I love talking to my friend, Jane. She stimulates my thinking beyond where I would normally go. Under my "Men Defining Sweet for Women" post we had a lively discussion about Greek myths and how we have inherited some of the ways they think and some of their attitudes in Western culture and how some of that thinking has infiltrated the church.
She brought up the Greek god, Dionysus and some of the debasing rituals that women had to go through to become part of this cult and how that relates today to the porn industry and porn entering the church via preachers who preach on sex and pushing the boundaries of what is acceptable in the marriage bed. She also brought up the link between porn, debasing women, and the teaching of strict gender roles and hierarchy within marriage and church. You can see her comments and her two links under that February 21 post.
And as I said, her comments and connections starts my brain up and I begin to make connections of my own. Because once a person brings up Dionysus, the Greek god of "wine, music, ecstasy, and intoxication," the first thing that jumps into my head is Dionysus's brother, Apollo, the Greek god of the "sun, dreams, reason, and plastic visual arts."
And the reason I associate these two gods together is because of a college course that I took back in the 80s on Aesthetics that used these two gods as opposing forces in the movements of art and music.
Here is a short Wiki explanation of this philosophy:
Now, I actually have more to say on the push and pull of these opposing forces and how they relate to art, music, and literature. But before I get into any of that, if I ever get into that, let me point out how much this thinking affects us.
If Dionysus represents chaos and lack of order, then Apollo represents structure and order. And we humans have a tendency to crave order. Chaos and being unsure of things or not understanding things stresses us out. We always have to come up with reasons for things. And I've noted that Art, Science, Religion, and Literature are all means of making sense out of a world that doesn't always makes sense.
Let's look back at Job whom we talked about last Friday, March 4th. Job's friends suffered from an intense desire to make sense out of a situation that made no sense. From their limited understanding of God and our fallen world, they tried to superimpose reason or order on the chaos that Job suffered. But their reason and order were terribly inadequate and faulty. We can learn from their mistake and not jump to conclusions about situations that don't make sense. That is one of the things that prayer is for. It is finite and limited us reaching out to the infinite and unlimited God who knows the end from the beginning.

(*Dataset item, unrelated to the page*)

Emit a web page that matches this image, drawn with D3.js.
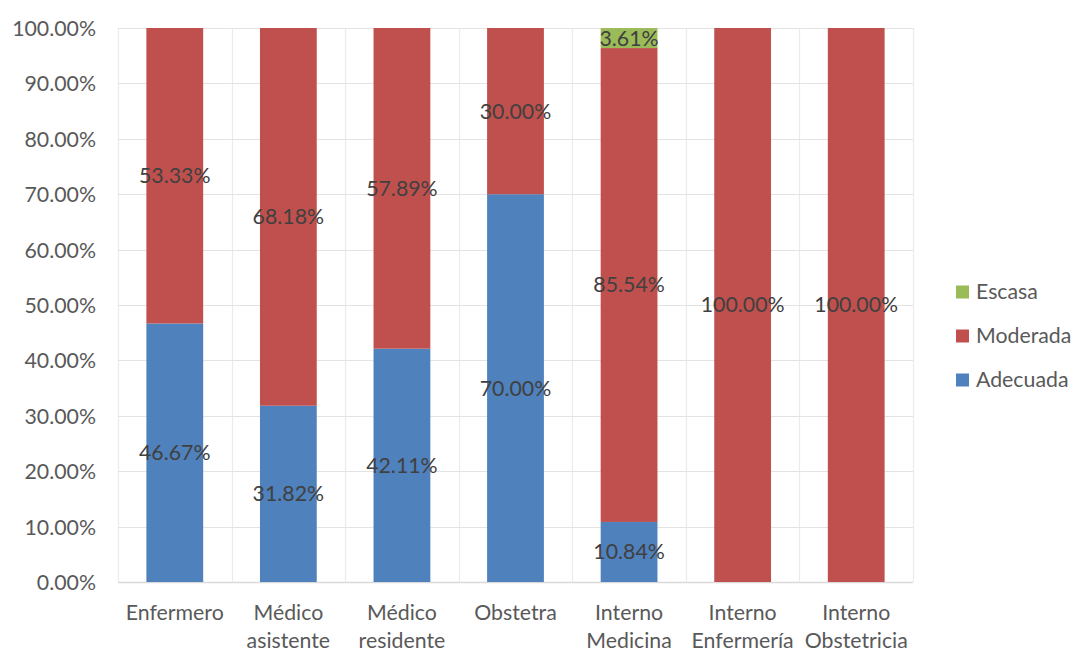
<!DOCTYPE html>
<html>
<head>
<meta charset="utf-8">
<script src="https://cdn.jsdelivr.net/npm/d3@7"></script>
<style>
  html, body { margin: 0; padding: 0; background: #fff; }
  svg { display: block; font-family: Lato, "Open Sans", sans-serif; }
</style>
</head>
<body>
<svg id="chart" width="1077" height="653"></svg>
<script>
// Categories (multi-line labels split by "\n")
const categories = ["Enfermero", "Médico\nasistente", "Médico\nresidente", "Obstetra", "Interno\nMedicina", "Interno\nEnfermería", "Interno\nObstetricia"];
// Series values in percent
const adecuada = [46.67, 31.82, 42.11, 70.00, 10.84, 0, 0];
const moderada = [53.33, 68.18, 57.89, 30.00, 85.54, 100.00, 100.00];
const escasa   = [0, 0, 0, 0, 3.61, 0, 0];
const seriesNames = ["Adecuada", "Moderada", "Escasa"];
const seriesColors = ["#4F81BD", "#C0504D", "#9BBB59"];
const yTicks = [0, 10, 20, 30, 40, 50, 60, 70, 80, 90, 100];

const FONT = 21.3;
const svg = d3.select("#chart");
const margin = { left: 118, right: 164, top: 28, bottom: 71 };
const W = 1077, H = 653;

const rows = categories.map((c, i) => ({ cat: c, Adecuada: adecuada[i], Moderada: moderada[i], Escasa: escasa[i] }));
const stacked = d3.stack().keys(seriesNames)(rows);

const x = d3.scaleBand().domain(categories).range([margin.left, W - margin.right]).paddingInner(0.5).paddingOuter(0.25);
const y = d3.scaleLinear().domain([0, 100]).range([H - margin.bottom, margin.top]);

// band boundaries for vertical gridlines
const step = x.step();
const bounds = d3.range(categories.length + 1).map(i => margin.left + i * step);

const grid = svg.append("g");
grid.selectAll("line.v").data(bounds).join("line")
  .attr("x1", d => Math.round(d) + 0.5).attr("x2", d => Math.round(d) + 0.5)
  .attr("y1", y(100)).attr("y2", y(0))
  .attr("stroke", "#ebebeb").attr("stroke-width", 1.2);
grid.selectAll("line.h").data(yTicks).join("line")
  .attr("x1", margin.left).attr("x2", W - margin.right)
  .attr("y1", d => Math.round(y(d)) + 0.5).attr("y2", d => Math.round(y(d)) + 0.5)
  .attr("stroke", d => d === 0 ? "#d9d9d9" : "#e3e3e3").attr("stroke-width", d => d === 0 ? 1.5 : 1.2);

// y axis labels
const yAxis = d3.axisLeft(y).tickValues(yTicks).tickFormat(d => d.toFixed(2) + "%").tickSize(0).tickPadding(0);
svg.append("g").attr("transform", `translate(96,0)`).call(yAxis)
  .call(g => g.select(".domain").remove())
  .call(g => g.selectAll("text").attr("fill", "#595959").attr("font-size", FONT).attr("font-family", "Lato, sans-serif").attr("dy", "0.35em"));

// bars
const layers = svg.append("g").selectAll("g").data(stacked).join("g")
  .attr("fill", (d, i) => seriesColors[i]);
layers.selectAll("rect").data(d => d.map(v => ({ v, key: d.key }))).join("rect")
  .attr("x", d => x(d.v.data.cat))
  .attr("width", x.bandwidth())
  .attr("y", d => y(d.v[1]))
  .attr("height", d => y(d.v[0]) - y(d.v[1]));

// data labels
const labels = svg.append("g");
stacked.forEach(layer => {
  layer.forEach(v => {
    const val = v[1] - v[0];
    if (val <= 0) return;
    labels.append("text")
      .attr("x", x(v.data.cat) + x.bandwidth() / 2)
      .attr("y", y((v[0] + v[1]) / 2))
      .attr("dy", "0.35em")
      .attr("text-anchor", "middle")
      .attr("fill", "#404040")
      .attr("font-size", FONT)
      .text(val.toFixed(2) + "%");
  });
});

// category labels
const xLab = svg.append("g");
categories.forEach(c => {
  const t = xLab.append("text")
    .attr("x", x(c) + x.bandwidth() / 2)
    .attr("y", 620)
    .attr("text-anchor", "middle")
    .attr("fill", "#595959")
    .attr("font-size", FONT);
  c.split("\n").forEach((line, j) => {
    t.append("tspan").attr("x", x(c) + x.bandwidth() / 2).attr("dy", j === 0 ? 0 : 28).text(line);
  });
});

// legend (top to bottom: Escasa, Moderada, Adecuada)
const legendOrder = [2, 1, 0];
const lg = svg.append("g");
legendOrder.forEach((si, k) => {
  const cy = 292 + k * 44;
  lg.append("rect").attr("x", 956).attr("y", cy - 6.5).attr("width", 13).attr("height", 13).attr("fill", seriesColors[si]);
  lg.append("text").attr("x", 976).attr("y", cy).attr("dy", "0.35em")
    .attr("fill", "#595959").attr("font-size", FONT).text(seriesNames[si]);
});
</script>
</body>
</html>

The infinite God did eventually answer Job. We can learn this from Job's story as well. There is an answer. One that we may not be able to see but that God sees plainly. This is what faith is for. Knowing that there is a God and that there is One who is in control and Who can answer and Who will answer. And it is God who can bring order to our chaos. But we must make sure that we are actually seeking God's answers and not what finite men with a Western Civilization Apollonian drive say that the answers are.